09-12, 09:00–09:30 (Europe/Istanbul), Equilibirium 3
Description, Outcome Objectives, and Background: Caloric testing has long been a cornerstone of vestibular evaluation, offering low-frequency stimulus insights into unilateral vestibular function. However, with the evolution of high-frequency tests and increasing preference for quicker, more tolerable methods, the relevance of calorics is under scrutiny.
This keynote will:
Reframe the current clinical role of caloric testing in differential diagnosis
Compare water versus air caloric stimulation in terms of reliability, tolerability, and accuracy
Highlight scenarios where caloric testing provides diagnostic clarity that other tests may not
Address common technical pitfalls and interpretation challenges
Clarify how caloric data should be integrated with other vestibular test findings to inform rehabilitation and management
Key distinctions between air and water irrigations will be emphasized—discussing not only temperature transfer and patient comfort, but also implications for test reliability and artifact susceptibility.
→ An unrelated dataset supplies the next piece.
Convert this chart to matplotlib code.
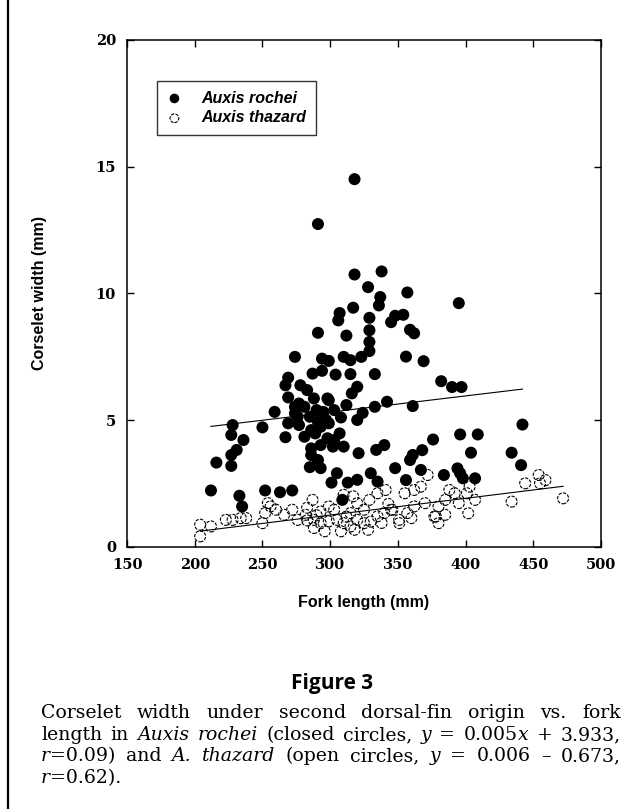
import matplotlib
matplotlib.use('Agg')
import matplotlib.pyplot as plt
from matplotlib.lines import Line2D

# Auxis rochei (closed circles): fork length (mm), corselet width (mm)
rochei_x = [318, 291, 318, 338, 328, 337, 336, 317, 307, 306, 329, 345, 291, 312, 329, 329,
            329, 323, 274, 294, 299, 310, 315, 287, 294, 304, 315, 333, 269, 267, 278, 320,
            316, 283, 269, 277, 288, 298, 342, 333, 312, 259, 274, 281, 285, 295, 303, 324,
            320, 228, 250, 269, 277, 291, 299, 308, 227, 236, 267, 281, 289, 298, 307, 231,
            227, 286, 293, 302, 310, 286, 321, 334, 340, 216, 227, 285, 293, 348, 305, 301,
            313, 320, 330, 335, 212, 252, 263, 272, 233, 235, 309,
            276, 290, 297, 286, 293, 303, 274, 299, 291,
            357, 395, 348, 354, 359, 362, 356, 369, 382, 390, 397, 361, 442, 376, 396, 409,
            368, 361, 359, 404, 434, 367, 394, 441, 384, 396, 407, 356, 398]
rochei_y = [14.51, 12.74, 10.75, 10.87, 10.25, 9.86, 9.53, 9.44, 9.23, 8.94, 9.04, 8.87, 8.45, 8.34, 8.55, 8.09,
            7.73, 7.50, 7.50, 7.43, 7.34, 7.50, 7.37, 6.84, 6.95, 6.80, 6.82, 6.82, 6.68, 6.38, 6.38, 6.32,
            6.06, 6.19, 5.90, 5.66, 5.86, 5.86, 5.73, 5.53, 5.60, 5.33, 5.27, 5.53, 5.14, 5.33, 5.40, 5.29,
            5.01, 4.81, 4.72, 4.88, 4.81, 4.94, 4.88, 5.11, 4.42, 4.22, 4.33, 4.35, 4.48, 4.29, 4.48, 3.83,
            3.63, 3.89, 4.02, 3.96, 3.96, 3.63, 3.70, 3.83, 4.02, 3.33, 3.20, 3.15, 3.11, 3.11, 2.91, 2.54,
            2.54, 2.65, 2.91, 2.58, 2.23, 2.23, 2.16, 2.23, 2.02, 1.60, 1.86,
            5.14, 5.40, 5.01, 4.61, 4.74, 4.22, 5.53, 5.79, 3.43,
            10.04, 9.62, 9.12, 9.16, 8.57, 8.43, 7.51, 7.33, 6.54, 6.31, 6.31, 5.56, 4.83, 4.24, 4.44, 4.44,
            3.82, 3.63, 3.43, 3.72, 3.72, 3.04, 3.10, 3.23, 2.84, 2.91, 2.71, 2.64, 2.71]

# Auxis thazard (open circles)
thazard_x = [204, 204, 212, 223, 228, 234, 238, 250, 252, 256, 260, 254, 266, 272, 276, 282,
             287, 288, 293, 299, 305, 310, 315, 320, 325, 328, 335, 340, 346, 310, 320, 329,
             335, 341, 293, 303, 315, 325, 288, 296, 308, 318, 299,
             283, 290, 312, 330, 338, 343, 283, 317,
             345, 351, 357, 362, 370, 377, 380, 385, 388, 392, 395, 401, 403, 407, 402, 372,
             362, 367, 355, 378, 380, 385, 351, 360, 434, 444, 454, 459, 455, 472]
thazard_y = [0.88, 0.42, 0.81, 1.07, 1.07, 1.14, 1.14, 0.94, 1.34, 1.60, 1.47, 1.73, 1.27, 1.47, 1.07, 1.27,
             1.86, 1.07, 0.94, 1.01, 1.07, 0.94, 0.81, 1.07, 0.94, 0.68, 1.21, 1.34, 1.47, 2.06, 1.73, 1.86,
             2.12, 2.25, 1.40, 1.47, 1.34, 1.47, 0.75, 0.62, 0.62, 0.68, 1.60,
             1.05, 1.25, 1.20, 1.00, 0.95, 1.70, 1.55, 2.00,
             1.47, 1.07, 1.34, 1.60, 1.73, 1.20, 1.60, 1.86, 2.25, 2.12, 1.73, 2.12, 2.38, 1.86, 1.33, 2.84,
             2.25, 2.38, 2.12, 1.20, 0.94, 1.27, 0.94, 1.14, 1.79, 2.51, 2.84, 2.64, 2.51, 1.92]

# regression lines (slope, intercept) as drawn
rochei_fit = (0.0064, 3.40)
thazard_fit = (0.0066, -0.72)

x_ticks = [150, 200, 250, 300, 350, 400, 450, 500]
y_ticks = [0, 5, 10, 15, 20]

caption = [
    "Corselet width under second dorsal-fin origin vs. fork",
    "length in *Auxis* *rochei* (closed circles, *y* = 0.005*x* + 3.933,",
    "*r*=0.09) and *A.* *thazard* (open circles, *y* = 0.006 \u2013 0.673,",
    "*r*=0.62).",
]

W, H = 643, 809
fig = plt.figure(figsize=(W / 100, H / 100), dpi=100)
ax = fig.add_axes([127 / W, 1 - 547 / H, 474 / W, 507 / H])

ax.scatter(rochei_x, rochei_y, s=75, c='black', edgecolors='none', zorder=3, label='Auxis rochei')
ax.scatter(thazard_x, thazard_y, s=62, facecolors='none', edgecolors='black', linewidths=0.8,
           linestyles=(0, (3, 1.2)), zorder=4, label='Auxis thazard')

for xs, ys, (m, b) in [(rochei_x, rochei_y, rochei_fit), (thazard_x, thazard_y, thazard_fit)]:
    x0, x1 = min(xs), max(xs)
    ax.plot([x0, x1], [m * x0 + b, m * x1 + b], color='black', lw=0.8, zorder=5)

ax.set_xlim(150, 500)
ax.set_ylim(0, 20)
ax.set_xticks(x_ticks)
ax.set_yticks(y_ticks)
ax.tick_params(direction='in', top=True, right=True, length=5, width=1, pad=8)
for lab in ax.get_xticklabels() + ax.get_yticklabels():
    lab.set_family('DejaVu Serif')
    lab.set_weight('bold')
    lab.set_fontsize(10.5)
for sp in ax.spines.values():
    sp.set_linewidth(1.1)

leg = ax.legend(loc='upper left', bbox_to_anchor=(0.063, 0.919), scatterpoints=1,
                markerscale=0.8, frameon=True, fancybox=False, edgecolor='black',
                borderpad=0.6, handlelength=1.0, handletextpad=1.2, labelspacing=0.3,
                borderaxespad=0, prop={'family': 'Liberation Sans', 'style': 'italic',
                                       'weight': 'bold', 'size': 11.5})
leg.get_frame().set_linewidth(1.0)

fig.text(364 / W, 1 - 603 / H, 'Fork length (mm)', ha='center', va='center',
         family='Liberation Sans', weight='bold', fontsize=11.5)
fig.text(40 / W, 1 - 293 / H, 'Corselet width (mm)', ha='center', va='center', rotation=90,
         family='Liberation Sans', weight='bold', fontsize=11.5)

fig.text(332 / W, 1 - 684 / H, 'Figure 3', ha='center', va='center',
         family='Open Sans', weight='bold', fontsize=15)

# left rule of the page
fig.add_artist(Line2D([8 / W, 8 / W], [0, 1], transform=fig.transFigure, color='black', lw=1.6))


def split_word(word):
    parts = word.split('*')
    return [(p, i % 2 == 1) for i, p in enumerate(parts) if p]


renderer = fig.canvas.get_renderer()
left, right = 41, 621
baselines = [718, 740, 761, 783]
for i, line in enumerate(caption):
    words = [split_word(w) for w in line.split(' ')]
    placed = []
    for segs in words:
        items = []
        for txt, it in segs:
            t = fig.text(0, 0, txt, family='DejaVu Serif', fontsize=13.6,
                         style='italic' if it else 'normal', ha='left', va='baseline')
            items.append((t, t.get_window_extent(renderer).width))
        placed.append(items)
    widths = [sum(w for _, w in items) for items in placed]
    last = i == len(caption) - 1
    gap = 5.5 if last or len(placed) < 2 else (right - left - sum(widths)) / (len(placed) - 1)
    x = left
    for items, wsum in zip(placed, widths):
        xx = x
        for t, w in items:
            t.set_position((xx / W, 1 - baselines[i] / H))
            xx += w
        x += wsum + gap

fig.savefig('out.png', dpi=100)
Expected Outcomes: Participants will leave with:
A refined understanding of how and when to use caloric testing appropriately
Practical insight into optimizing air and water protocols
Clear decision-making strategies for integrating caloric results with modern test batteries
A deeper appreciation for the test's continued relevance in selected clinical context
This keynote aims to revisit the role of caloric testing in contemporary vestibular diagnostics, with a practical and evidence-based overview that supports clinical reasoning. Despite the advancement of tools such as vHIT, VEMPs, and rotary chair testing, calorics remain uniquely valuable in evaluating lateral semicircular canal function and side-specific vestibular hypofunction. This lecture will clarify where caloric testing continues to offer irreplaceable information—and where it may not.
Associate Professor and Associate Chair for the Doctor of Audiology Program - Lamar University , TX. Ph.D in Health Sciences.